A 23ª edição da Festa Literária Internacional de Paraty (Flip) começa nesta quarta-feira (30) com um tributo vibrante a Paulo Leminski (1944–1989), poeta curitibano que desafiou fronteiras entre o erudito e o popular, entre verso e prosa, entre o rigor formal e o humor pop. Reconhecido principalmente por sua produção poética, Leminski terá nesta edição sua obra em prosa resgatada e celebrada como nunca antes.

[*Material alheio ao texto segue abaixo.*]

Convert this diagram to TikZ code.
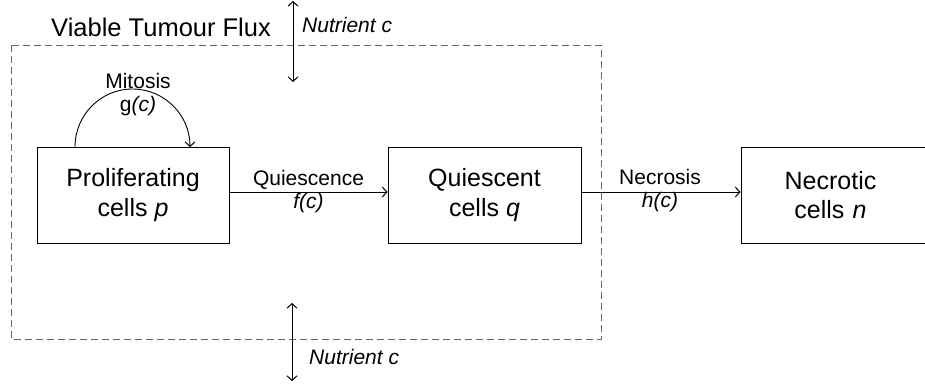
\documentclass[tikz,border=0pt]{standalone}
\usepackage{fontspec}
\setmainfont{Liberation Sans}
\usetikzlibrary{arrows.meta,calc}
\begin{document}
\begin{tikzpicture}[x=1pt,y=-1pt,
  cellbox/.style={draw, line width=1pt, minimum width=192pt, minimum height=96pt, inner sep=0pt, align=center, font=\fontsize{25}{29.5}\selectfont},
  lbl/.style={align=center, font=\fontsize{21}{23}\selectfont, inner sep=0pt},
  flow/.style={line width=0.9pt, -{Straight Barb[length=4.5pt,width=10pt,line width=1pt]}},
  both/.style={line width=0.9pt, {Straight Barb[length=4.5pt,width=10pt,line width=1pt]}-{Straight Barb[length=4.5pt,width=10pt,line width=1pt]}},
  region/.style={draw=black!60, line width=0.9pt, dash pattern=on 7pt off 4pt}]
\useasboundingbox (0,0) rectangle (925,389);
\clip (0,0) rectangle (925,389);
\fill[white] (0,0) rectangle (925,389);
% region
\draw[region] (11,45) rectangle (601,339);
\node[anchor=west, font=\fontsize{25.5}{29}\selectfont, inner sep=0pt] (title) at (51,27) {Viable Tumour Flux};
% boxes
\node[cellbox] (p) at (133,195) {Proliferating\\cells \textit{p}};
\node[cellbox, minimum width=193pt] (q) at (484.5,195) {Quiescent\\cells \textit{q}};
\node[cellbox, minimum width=193pt, text width=170pt] (n) at (837.5,195) {\hspace*{-14pt}Necrotic\\\hspace*{-14pt}cells \textit{n}};
% flows
\draw[flow] (p.east |- 0,192) coordinate (pa) -- (q.west |- 0,192) coordinate (qa);
\draw[flow] (q.east |- 0,192) coordinate (qb) -- (n.west |- 0,192) coordinate (nb);
\node[lbl] (fq) at ($(pa)!0.5!(qa)$) {Quiescence\\\textit{f(c)}};
\node[lbl] (fn) at (660,191) {Necrosis\\\textit{h(c)}};
% mitosis
\coordinate (ms) at (75,147);
\coordinate (me) at (190,147);
\draw[flow] (ms) arc[start angle=180, end angle=0, x radius=57.5pt, y radius=58pt];
\node[lbl] (mit) at (138,95) {Mitosis\\g\textit{(c)}};
% nutrients
\coordinate (t1) at (293,1);
\coordinate (t2) at (293,82);
\draw[both] (t1) -- (t2);
\node[anchor=west, font=\itshape\fontsize{21}{23}\selectfont, inner sep=0pt] (nt) at (302,25) {Nutrient c};
\coordinate (b1) at (292,303);
\coordinate (b2) at (292,381);
\draw[both] (b1) -- (b2);
\node[anchor=west, font=\itshape\fontsize{21}{23}\selectfont, inner sep=0pt] (nb2) at (309,357) {Nutrient c};
\end{tikzpicture}
\end{document}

O ponto alto desse redescobrimento é o relançamento de Gozo Fabuloso, coletânea de contos dada como perdida por décadas. A obra será lançada oficialmente na sexta-feira (1º), às 20 horas, na Livraria das Marés, com a presença das filhas do autor, Aurea e Estrela Leminski.

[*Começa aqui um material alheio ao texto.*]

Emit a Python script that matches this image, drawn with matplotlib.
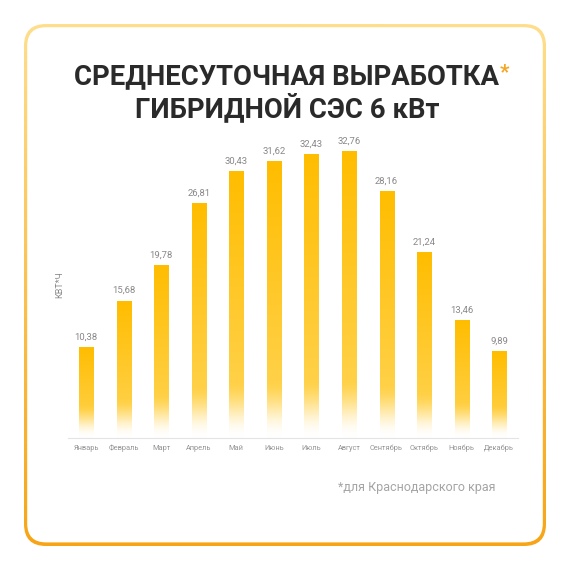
import matplotlib
matplotlib.use("Agg")
import matplotlib.pyplot as plt
from matplotlib.patches import FancyBboxPatch
import numpy as np

# data
months = ["Январь", "Февраль", "Март", "Апрель", "Май", "Июнь",
          "Июль", "Август", "Сентябрь", "Октябрь", "Ноябрь", "Декабрь"]
values = [10.38, 15.68, 19.78, 26.81, 30.43, 31.62,
          32.43, 32.76, 28.16, 21.24, 13.46, 9.89]
title_line1 = "СРЕДНЕСУТОЧНАЯ ВЫРАБОТКА"
title_line2 = "ГИБРИДНОЙ СЭС 6 кВт"
y_label = "КВТ*Ч"
footnote = "*для Краснодарского края"

plt.rcParams['font.family'] = ['Roboto', 'DejaVu Sans']

W = 570
fig = plt.figure(figsize=(5.7, 5.7), dpi=100)
fig.patch.set_facecolor('white')

# background layer in pixel coordinates
bg = fig.add_axes([0, 0, 1, 1], zorder=0)
bg.set_xlim(0, W)
bg.set_ylim(W, 0)
bg.axis('off')

# rounded frame with vertical gradient border
outer = FancyBboxPatch((24, 24), 522, 522, boxstyle="round,pad=0,rounding_size=22",
                       facecolor='none', edgecolor='none')
bg.add_patch(outer)
t = np.linspace(0, 1, 256)[:, None]
top_c = np.array([255, 222, 140]) / 255
bot_c = np.array([247, 165, 22]) / 255
border_img = (top_c * (1 - t) + bot_c * t)[:, None, :]
im = bg.imshow(border_img, extent=(24, 546, 546, 24), aspect='auto', zorder=1)
im.set_clip_path(outer)
inner = FancyBboxPatch((27.2, 27.2), 515.6, 515.2, boxstyle="round,pad=0,rounding_size=19",
                       facecolor='white', edgecolor='none', zorder=2)
bg.add_patch(inner)
bg.set_xlim(0, W)
bg.set_ylim(W, 0)

# title
t1 = bg.text(287, 77, title_line1, ha='center', va='center', fontsize=19.8,
             fontweight='bold', color='#2a2a2a', zorder=3)
bg.text(287, 108, title_line2, ha='center', va='center', fontsize=19.8,
        fontweight='bold', color='#2a2a2a', zorder=3)
fig.canvas.draw()
ext = t1.get_window_extent()
bg.text(ext.x1 + 0.5, 73, "*", ha='left', va='center', fontsize=15,
        fontweight='bold', color='#F5A623', zorder=3)

# y label and footnote
bg.text(60, 285, y_label, ha='center', va='center', rotation=90,
        fontsize=6.5, color='#8a8a8a', zorder=3)
bg.text(495, 487, footnote, ha='right', va='center', fontsize=9,
        color='#a5a5a5', zorder=3)

# chart axes
px_per_unit = 8.76
ax_left, ax_right, ax_base, ax_top = 68, 518, 438, 140
ax = fig.add_axes([ax_left / W, (W - ax_base) / W, (ax_right - ax_left) / W,
                   (ax_base - ax_top) / W], zorder=1)
ax.patch.set_alpha(0)

x = np.arange(len(values))
bar_w = 0.373
bars = ax.bar(x, values, width=bar_w, color='none', edgecolor='none')

top_col = np.array([255, 189, 0]) / 255
low_col = np.array([255, 214, 90]) / 255
for xi, v, b in zip(x, values, bars):
    n = 300
    f = np.linspace(1, 0, n)  # 1 at top, 0 at bottom
    h_px = v * px_per_unit
    fade = min(1.0, (22 + 0.13 * h_px) / h_px)
    col = top_col * f[:, None] + low_col * (1 - f[:, None])
    a = np.clip(f / fade, 0, 1)
    a = a * a * (3 - 2 * a)
    rgb = col * a[:, None] + (1 - a[:, None]) * np.array([1, 1, 1])
    rgba = np.concatenate([rgb, np.ones((n, 1))], axis=1)[:, None, :]
    img = ax.imshow(rgba, extent=(xi - bar_w / 2, xi + bar_w / 2, 0, v),
                    aspect='auto', zorder=2, origin='upper')
    img.set_clip_path(b)
    ax.annotate(f"{v:.2f}".replace('.', ','), (xi, v), xytext=(0, 7.2),
                textcoords='offset points', ha='center', va='center',
                fontsize=6.8, color='#888888')

ax.set_xlim(-0.48, 11.5)
ax.set_ylim(0, (ax_base - ax_top) / px_per_unit)
ax.set_xticks(x)
ax.set_xticklabels(months, fontsize=5.3, color='#949494')
ax.tick_params(axis='x', length=0, pad=5)
ax.set_yticks([])
for s in ['top', 'right', 'left']:
    ax.spines[s].set_visible(False)
ax.spines['bottom'].set_color('#e4e4e4')
ax.spines['bottom'].set_linewidth(0.8)

fig.savefig("out.png", dpi=100, facecolor='white')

“Leminski escrevia prosa com a cabeça de poeta”, diz Alice Ruiz, ex-companheira do autor e curadora de sua obra. “O conto foi um território que ele passou a explorar com o mesmo brilhantismo com que tratava os haicais e as canções”.
Um artista múltiplo e experimental
Leminski foi um artista inquieto: poeta, prosador, ensaísta, biógrafo, publicitário, judoca faixa-preta e tradutor de nomes como Beckett, Joyce e Petrônio. Participou da poesia marginal, dialogou com o concretismo, traduziu haicais e trouxe para o português os sabores mais densos e pop da linguagem.
Seu trabalho mais ousado talvez tenha sido Catatau, romance de 1975 em que o filósofo René Descartes é imaginado em plena selva tropical. O livro – descrito como um “romance-ideia” – mistura psicodelia e filosofia para desmontar a lógica racionalista ocidental sob o prisma ameríndio. Enigmático e denso, Catatau representa o ápice de sua experimentação narrativa e também está em pauta nesta Flip, em debates realizados durante o Ciclo do Autor Homenageado, promovido em julho pelo Sesc São Paulo.
Da poesia à ciranda: Flip mistura linguagens em homenagem a Leminski
A abertura da Flip 2025 conta com uma apresentação especial do poeta e músico Arnaldo Antunes, que trará ao palco poemas, prosas e canções de Leminski. A festa literária segue até domingo (3), com uma programação que, assim como o homenageado, borra as fronteiras entre os gêneros e transita entre o popular e o experimental.
Nesta quarta-feira, às 21h, um cortejo cultural pelas margens do Rio Perequê-Açú marcará o início da celebração. O grupo paratiense lidera o trajeto da Praça da Matriz até o Palco do Areal, onde acontecerá uma ciranda aberta ao público.
Homenagem inspira diálogos sobre literatura e diversidade
A curadoria da Flip, comandada por Ana Lima Cecilio, estruturou uma programação inspirada no espírito inventivo de Leminski. Ao todo, 21 mesas literárias, com autores brasileiros e estrangeiros, acontecem no Auditório da Matriz, com transmissão pelo site, YouTube e canal Arte1.
A programação trata de temas urgentes como racismo, desigualdade, guerra, meio ambiente e crise climática, reunindo vozes como Marina Silva, Ilan Pappé, Ynaê Lopes dos Santos, Lilia Guerra e GauZ’.
A Flipinha e a FlipZona, voltadas ao público infantil e jovem, exploram o tema “Planeta Vivo”, com Denilson Baniwa, Roseana Murray, Gregorio Duvivier, o grupo Barbatuques e outros autores.
Casas parceiras ampliam o universo Leminski
Mais de 35 casas parceiras promovem atividades paralelas durante a Flip. A Casa Flip+ Motiva reúne 25 convidados em debates, oficinas e shows, com destaque para um painel dedicado aos gêneros literários sob influência de Leminski, reunindo nomes como Mar Becker, Joca Reiners Terron, Bruna Beber e Lilian Sais.
Já o Sesc, com três casas no centro histórico, aposta na diversidade: além de Adriana Calcanhoto, Leila Míccolis e Angélica Freitas, a programação destaca escritoras indígenas e amazônicas, como Sony Ferseck e Aliã Wamiri Guajajara.
A Casa da Cultura e o Cinema da Praça completam a experiência, com exibições gratuitas de filmes inspirados na literatura, rodas de conversa e lançamentos.
Morto precocemente aos 44 anos, Paulo Leminski deixou uma obra que se fortalece a cada geração. O sucesso editorial de Toda Poesia, em 2013, despertou jovens leitores para sua escrita sintética, carregada de lirismo e ironia. Agora, com o resgate de sua prosa, o autor ganha contornos ainda mais completos.
“A Flip ajuda a mostrar Leminski como ele era: múltiplo, indisciplinado, genial”, resume Ana Lima Cecilio, a curadora. “E neste ano ele é o norte de tudo”.